Greg Rodgers, Marc D. Jaffe, and Benjamin J. Cohen are partners at Latham & Watkins LLP. This post is based on a Bloomberg Law article by Mr. Rodgers, Mr. Jaffe, Mr. Cohen, John Williams, and Michelle Lu.

In a direct listing, a company’s outstanding shares are listed on a stock exchange without a primary or secondary underwritten offering. Existing security holders become free to sell shares on the stock exchange at market-based prices. Since there is no underwritten offering, a direct listing does not require the participation of investment banks acting as underwriters.

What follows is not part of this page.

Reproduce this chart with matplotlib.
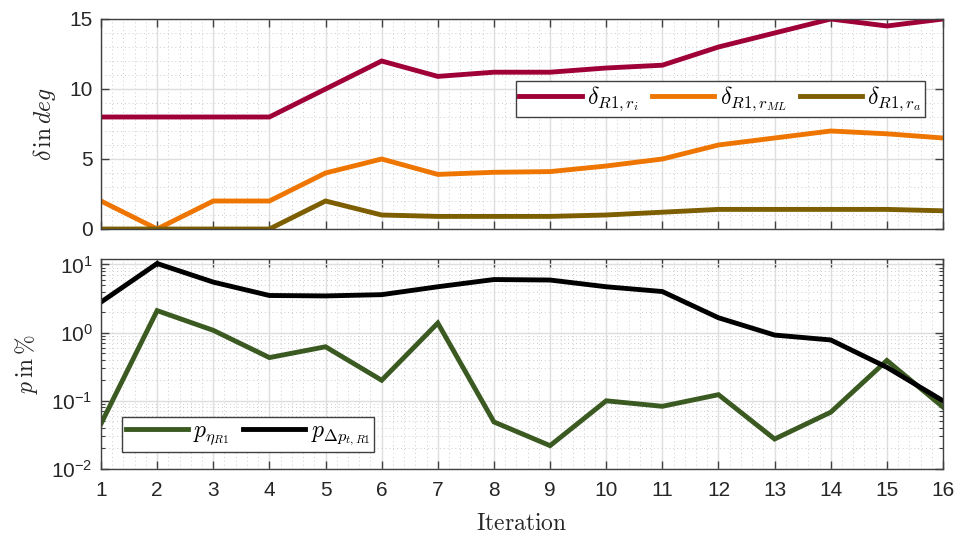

This means that certain features that are typical of a traditional initial public offering—such as lockup agreements and price stabilization activities—are not present in a direct listing. This article explores certain characteristics and roles involved in this approach to becoming a public company, and incorporates insights from the Spotify and Slack direct listings, which Latham & Watkins worked on and were completed in April of 2018 and June of 2019, respectively.

Why a Direct Listing?

A direct listing can allow companies to achieve several important objectives as part of becoming a public company. Importantly, unlike a traditional IPO, due to regulatory limitations, the direct listing process has not been used by companies to concurrently raise capital; however, as discussed below, companies in need of capital have alternative means of receiving debt or equity investments before or after listing, subject to certain limitations.